A UW Oshkosh business professor who was pulled from his teaching assignments in spring filed an appeal on Tuesday to continue a five-month fight against the release of records pertaining to his removal.
Willis Hagen, who is now back on campus teaching, was removed from his class early in the spring 2017 semester. The Advance-Titan filed an open records request upon hearing about this, however, Hagen filed a lawsuit against UWO to stop the release of the records. The A-T became an intervenor in the lawsuit so that if UWO lost, it could be appealed, rather than having the suit die.
Judge Daniel Bissett ruled on Sept. 20 that the records should be released.
“Any type of chilling effect that it would have on complaints in the future or the potential for the University to attract and hire candidates and the like I don’t think are applicable in this case,” Bissett wrote. “And to the degree they are applicable I think they are outweighed by the strong public interest in the disclosure. So I will deny the motion to prevent the disclosure of the materials.”
In the early evening of Oct. 17, a document was submitted to the courts saying Hagen plans on appealing this decision, just before the expiration of the 20-day appeal deadline of Oct. 18 at midnight.

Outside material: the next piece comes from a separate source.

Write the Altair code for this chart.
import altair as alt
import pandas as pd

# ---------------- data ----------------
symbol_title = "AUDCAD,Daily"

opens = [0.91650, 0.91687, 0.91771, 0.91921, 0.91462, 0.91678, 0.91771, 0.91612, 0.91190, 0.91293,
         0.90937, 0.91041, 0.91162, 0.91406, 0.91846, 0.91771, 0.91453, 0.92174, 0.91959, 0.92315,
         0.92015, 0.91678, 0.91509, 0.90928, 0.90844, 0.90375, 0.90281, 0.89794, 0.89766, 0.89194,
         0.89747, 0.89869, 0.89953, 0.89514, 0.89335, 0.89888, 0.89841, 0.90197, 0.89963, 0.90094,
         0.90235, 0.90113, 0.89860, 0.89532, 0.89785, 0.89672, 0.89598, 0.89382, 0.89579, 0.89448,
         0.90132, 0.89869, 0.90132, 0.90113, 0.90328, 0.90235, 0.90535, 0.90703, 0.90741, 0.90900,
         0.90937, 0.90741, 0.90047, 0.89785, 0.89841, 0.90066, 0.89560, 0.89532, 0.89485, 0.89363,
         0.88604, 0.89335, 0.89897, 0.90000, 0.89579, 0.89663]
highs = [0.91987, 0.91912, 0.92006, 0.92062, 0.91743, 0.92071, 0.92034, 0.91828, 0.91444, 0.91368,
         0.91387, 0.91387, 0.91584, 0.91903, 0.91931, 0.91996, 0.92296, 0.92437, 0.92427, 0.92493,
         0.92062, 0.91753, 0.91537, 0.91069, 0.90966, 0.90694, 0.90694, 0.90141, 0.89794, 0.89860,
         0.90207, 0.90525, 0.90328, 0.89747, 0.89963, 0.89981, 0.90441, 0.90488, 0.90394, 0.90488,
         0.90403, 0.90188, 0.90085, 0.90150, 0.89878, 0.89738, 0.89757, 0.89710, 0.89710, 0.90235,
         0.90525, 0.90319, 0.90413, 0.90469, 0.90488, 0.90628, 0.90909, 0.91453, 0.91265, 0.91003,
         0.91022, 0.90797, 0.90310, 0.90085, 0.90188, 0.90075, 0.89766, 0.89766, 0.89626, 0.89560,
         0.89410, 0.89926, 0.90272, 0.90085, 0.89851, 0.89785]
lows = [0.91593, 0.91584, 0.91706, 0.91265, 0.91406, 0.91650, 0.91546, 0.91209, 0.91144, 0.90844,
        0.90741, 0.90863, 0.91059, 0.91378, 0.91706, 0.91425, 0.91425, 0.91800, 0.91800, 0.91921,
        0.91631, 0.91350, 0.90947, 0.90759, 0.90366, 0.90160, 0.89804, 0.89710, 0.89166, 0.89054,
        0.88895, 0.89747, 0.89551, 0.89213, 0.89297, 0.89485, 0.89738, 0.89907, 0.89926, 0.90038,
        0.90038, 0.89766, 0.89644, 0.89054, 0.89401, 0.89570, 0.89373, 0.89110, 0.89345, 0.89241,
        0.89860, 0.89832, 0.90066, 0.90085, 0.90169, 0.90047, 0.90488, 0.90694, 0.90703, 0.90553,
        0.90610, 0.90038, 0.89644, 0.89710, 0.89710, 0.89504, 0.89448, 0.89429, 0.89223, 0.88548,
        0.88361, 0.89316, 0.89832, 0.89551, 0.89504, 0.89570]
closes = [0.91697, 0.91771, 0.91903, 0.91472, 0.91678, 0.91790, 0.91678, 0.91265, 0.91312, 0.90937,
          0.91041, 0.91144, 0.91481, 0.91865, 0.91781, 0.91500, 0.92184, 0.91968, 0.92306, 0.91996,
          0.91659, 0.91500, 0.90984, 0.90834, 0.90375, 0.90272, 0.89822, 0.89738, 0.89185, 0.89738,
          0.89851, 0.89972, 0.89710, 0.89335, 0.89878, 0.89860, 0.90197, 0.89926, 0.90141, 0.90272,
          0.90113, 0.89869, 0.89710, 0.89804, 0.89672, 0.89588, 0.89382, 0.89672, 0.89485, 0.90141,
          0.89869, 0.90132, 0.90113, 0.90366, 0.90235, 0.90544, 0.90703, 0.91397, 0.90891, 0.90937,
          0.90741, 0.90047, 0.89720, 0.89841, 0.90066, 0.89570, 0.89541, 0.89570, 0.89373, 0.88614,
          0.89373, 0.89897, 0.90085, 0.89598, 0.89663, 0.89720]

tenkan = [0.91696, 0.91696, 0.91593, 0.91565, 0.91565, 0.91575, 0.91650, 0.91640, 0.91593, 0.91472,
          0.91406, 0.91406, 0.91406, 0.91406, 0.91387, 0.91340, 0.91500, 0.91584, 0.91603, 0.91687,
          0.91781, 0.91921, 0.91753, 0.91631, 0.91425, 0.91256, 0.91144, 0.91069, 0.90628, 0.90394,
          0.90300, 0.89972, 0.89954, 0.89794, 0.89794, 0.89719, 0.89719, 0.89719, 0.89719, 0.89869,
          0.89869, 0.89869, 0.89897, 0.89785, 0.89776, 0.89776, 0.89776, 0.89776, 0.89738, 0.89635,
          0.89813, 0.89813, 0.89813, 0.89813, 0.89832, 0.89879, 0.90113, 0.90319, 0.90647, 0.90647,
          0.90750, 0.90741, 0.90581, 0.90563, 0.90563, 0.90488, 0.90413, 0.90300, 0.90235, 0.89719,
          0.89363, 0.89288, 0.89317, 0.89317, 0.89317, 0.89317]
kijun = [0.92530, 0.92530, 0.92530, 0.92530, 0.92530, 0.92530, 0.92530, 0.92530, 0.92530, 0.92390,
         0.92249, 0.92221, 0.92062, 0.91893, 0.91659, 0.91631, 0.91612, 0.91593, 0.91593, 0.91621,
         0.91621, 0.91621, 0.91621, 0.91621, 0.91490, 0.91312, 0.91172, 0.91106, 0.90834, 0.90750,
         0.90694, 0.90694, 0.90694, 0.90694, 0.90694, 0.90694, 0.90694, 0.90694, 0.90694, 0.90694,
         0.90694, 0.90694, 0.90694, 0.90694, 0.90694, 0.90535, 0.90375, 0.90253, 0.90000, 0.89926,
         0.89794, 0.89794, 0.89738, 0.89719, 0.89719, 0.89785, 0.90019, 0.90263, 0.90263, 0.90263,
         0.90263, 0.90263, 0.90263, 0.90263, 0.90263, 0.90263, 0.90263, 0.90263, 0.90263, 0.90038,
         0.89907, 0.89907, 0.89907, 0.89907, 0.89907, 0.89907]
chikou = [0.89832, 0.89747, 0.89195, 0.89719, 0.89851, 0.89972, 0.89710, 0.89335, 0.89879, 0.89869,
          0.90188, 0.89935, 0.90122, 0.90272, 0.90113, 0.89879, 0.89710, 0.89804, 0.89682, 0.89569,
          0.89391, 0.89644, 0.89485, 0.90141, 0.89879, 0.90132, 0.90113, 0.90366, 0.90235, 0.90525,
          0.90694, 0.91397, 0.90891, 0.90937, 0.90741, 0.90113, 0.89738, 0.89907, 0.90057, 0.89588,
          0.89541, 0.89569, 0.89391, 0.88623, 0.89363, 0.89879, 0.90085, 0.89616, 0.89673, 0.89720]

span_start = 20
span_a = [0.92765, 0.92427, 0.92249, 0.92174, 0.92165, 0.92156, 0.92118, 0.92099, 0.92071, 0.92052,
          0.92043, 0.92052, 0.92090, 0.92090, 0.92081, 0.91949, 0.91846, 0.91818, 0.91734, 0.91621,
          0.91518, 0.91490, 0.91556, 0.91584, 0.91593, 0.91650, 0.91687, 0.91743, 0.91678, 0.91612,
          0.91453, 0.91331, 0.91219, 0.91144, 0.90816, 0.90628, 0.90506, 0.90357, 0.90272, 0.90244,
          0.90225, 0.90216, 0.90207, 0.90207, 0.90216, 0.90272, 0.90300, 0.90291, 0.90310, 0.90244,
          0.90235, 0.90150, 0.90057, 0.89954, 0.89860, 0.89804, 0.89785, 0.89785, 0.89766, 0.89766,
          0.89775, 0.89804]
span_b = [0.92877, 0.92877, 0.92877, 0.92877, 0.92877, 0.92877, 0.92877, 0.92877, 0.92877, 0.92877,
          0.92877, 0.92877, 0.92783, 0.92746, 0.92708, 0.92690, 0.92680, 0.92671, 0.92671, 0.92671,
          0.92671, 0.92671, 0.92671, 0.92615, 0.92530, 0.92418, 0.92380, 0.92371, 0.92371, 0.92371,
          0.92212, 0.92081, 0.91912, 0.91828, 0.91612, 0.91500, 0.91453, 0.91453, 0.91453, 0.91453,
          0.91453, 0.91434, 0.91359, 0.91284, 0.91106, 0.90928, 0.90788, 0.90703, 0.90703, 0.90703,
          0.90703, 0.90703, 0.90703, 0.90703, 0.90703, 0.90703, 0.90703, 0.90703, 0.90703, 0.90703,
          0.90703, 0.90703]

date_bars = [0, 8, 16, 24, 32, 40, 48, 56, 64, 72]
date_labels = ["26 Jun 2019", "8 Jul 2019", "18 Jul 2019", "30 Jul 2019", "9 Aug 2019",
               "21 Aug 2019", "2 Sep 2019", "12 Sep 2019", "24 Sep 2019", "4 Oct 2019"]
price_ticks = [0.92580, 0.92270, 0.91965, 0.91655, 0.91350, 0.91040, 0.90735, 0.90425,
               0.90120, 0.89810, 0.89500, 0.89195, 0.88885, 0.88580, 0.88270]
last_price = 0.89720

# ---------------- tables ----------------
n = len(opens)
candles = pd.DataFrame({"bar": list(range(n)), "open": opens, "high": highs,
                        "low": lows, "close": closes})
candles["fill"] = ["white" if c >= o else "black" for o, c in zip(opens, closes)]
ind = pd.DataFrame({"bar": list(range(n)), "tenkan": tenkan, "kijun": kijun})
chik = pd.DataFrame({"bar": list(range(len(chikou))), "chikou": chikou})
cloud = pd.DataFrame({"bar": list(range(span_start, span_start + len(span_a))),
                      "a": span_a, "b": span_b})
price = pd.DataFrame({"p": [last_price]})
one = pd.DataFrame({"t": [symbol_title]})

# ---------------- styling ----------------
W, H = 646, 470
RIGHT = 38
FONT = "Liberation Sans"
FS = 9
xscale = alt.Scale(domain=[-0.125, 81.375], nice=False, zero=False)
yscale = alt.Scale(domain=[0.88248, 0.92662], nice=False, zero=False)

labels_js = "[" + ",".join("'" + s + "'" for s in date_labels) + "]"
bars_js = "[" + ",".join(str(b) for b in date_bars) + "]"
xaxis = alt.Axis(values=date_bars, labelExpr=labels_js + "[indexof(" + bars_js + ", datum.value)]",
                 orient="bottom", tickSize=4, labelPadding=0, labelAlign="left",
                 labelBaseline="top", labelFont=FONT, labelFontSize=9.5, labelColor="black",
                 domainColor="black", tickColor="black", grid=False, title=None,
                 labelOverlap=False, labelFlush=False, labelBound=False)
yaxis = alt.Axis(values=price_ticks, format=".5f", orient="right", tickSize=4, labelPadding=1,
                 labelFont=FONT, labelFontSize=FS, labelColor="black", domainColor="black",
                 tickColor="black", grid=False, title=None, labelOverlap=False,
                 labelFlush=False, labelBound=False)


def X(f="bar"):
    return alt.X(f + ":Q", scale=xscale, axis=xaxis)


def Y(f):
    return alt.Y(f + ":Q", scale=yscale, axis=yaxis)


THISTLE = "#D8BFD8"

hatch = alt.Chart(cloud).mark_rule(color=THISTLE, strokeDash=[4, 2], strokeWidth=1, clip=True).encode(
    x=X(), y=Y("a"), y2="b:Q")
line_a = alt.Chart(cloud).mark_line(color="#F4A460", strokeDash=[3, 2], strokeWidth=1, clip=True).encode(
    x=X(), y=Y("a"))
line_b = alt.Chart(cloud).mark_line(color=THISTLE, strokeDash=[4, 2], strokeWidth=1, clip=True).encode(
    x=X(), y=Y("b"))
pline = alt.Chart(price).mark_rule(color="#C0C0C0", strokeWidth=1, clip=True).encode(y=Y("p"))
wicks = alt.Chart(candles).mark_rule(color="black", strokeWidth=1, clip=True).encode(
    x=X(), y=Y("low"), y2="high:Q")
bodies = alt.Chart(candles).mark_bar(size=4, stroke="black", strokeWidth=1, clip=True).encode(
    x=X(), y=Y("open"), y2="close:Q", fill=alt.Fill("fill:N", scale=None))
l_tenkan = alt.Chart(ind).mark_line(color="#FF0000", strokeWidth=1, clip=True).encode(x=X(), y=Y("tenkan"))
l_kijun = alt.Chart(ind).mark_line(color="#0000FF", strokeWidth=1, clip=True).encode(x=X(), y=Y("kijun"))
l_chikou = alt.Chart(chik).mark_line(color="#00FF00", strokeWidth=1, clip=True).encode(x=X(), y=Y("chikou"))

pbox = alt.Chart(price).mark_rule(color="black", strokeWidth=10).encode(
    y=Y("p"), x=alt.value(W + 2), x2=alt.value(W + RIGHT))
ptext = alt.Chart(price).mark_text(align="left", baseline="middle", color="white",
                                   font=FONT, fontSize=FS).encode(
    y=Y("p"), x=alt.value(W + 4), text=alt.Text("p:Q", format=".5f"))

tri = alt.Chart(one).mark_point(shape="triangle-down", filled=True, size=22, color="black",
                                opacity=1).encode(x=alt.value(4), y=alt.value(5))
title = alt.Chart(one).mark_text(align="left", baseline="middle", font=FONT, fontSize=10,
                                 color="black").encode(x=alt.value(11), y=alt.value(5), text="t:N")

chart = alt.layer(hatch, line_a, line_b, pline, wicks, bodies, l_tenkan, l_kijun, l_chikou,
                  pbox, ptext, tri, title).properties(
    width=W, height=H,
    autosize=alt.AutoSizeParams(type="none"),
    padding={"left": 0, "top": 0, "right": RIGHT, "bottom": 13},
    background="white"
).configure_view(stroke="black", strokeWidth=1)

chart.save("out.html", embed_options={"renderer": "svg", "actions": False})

“It’s possible that he’s just doing this for now as a stall tactic and doesn’t actually pursue his appeal all the way, but this suffices to prevent the release of the records for now,” an email from Pines Bach attorney Aaron Dumas said.

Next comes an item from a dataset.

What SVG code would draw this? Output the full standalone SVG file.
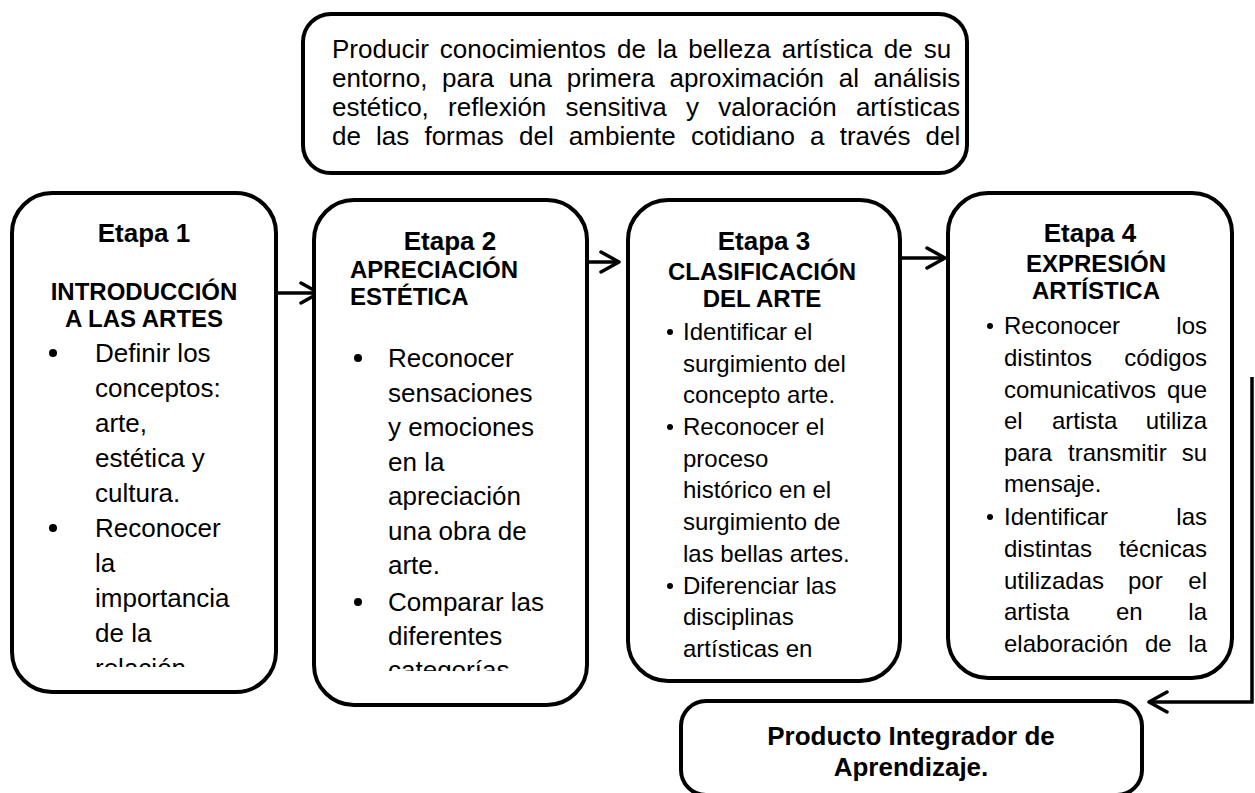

Dempsey Law partner Peter Culp, Hagen’s lawyer, said nothing more substantial can be said as Wisconsin law affords record subjects complete confidentiality during this process.”
“Whether any records may be released, and all issues of fact and law, will now be reviewed and decided by a three-judge panel of the Wisconsin appellate court,” Culp said.
Dumas said, on Sept. 20, the Court not only denied Hagen’s petition, based on The A-T’s argument, but also ordered the University to eliminate many of its proposed redactions to the records.
This includes “general references to the Accounting Department, the fact of Professor Hagen’s status as a CPA and references to a remark that Professor Hagen made to a class of students.”
Dumas said there does not need to be any new precedent that comes out of this decision.
“We relied on what is already clear Wisconsin law,” Dumas said. “There are, of course, important exceptions in Wisconsin’s public records law, and it is clear that none of them apply to the records here.”
The UW System did its job effectively in carefully deciding that the public interest here weighs in favor of releasing the records, Dumas said.
“If anything, this case should just enforce the fact that the public records law applies to our public universities as much as it does to any other public institutions,” Dumas said.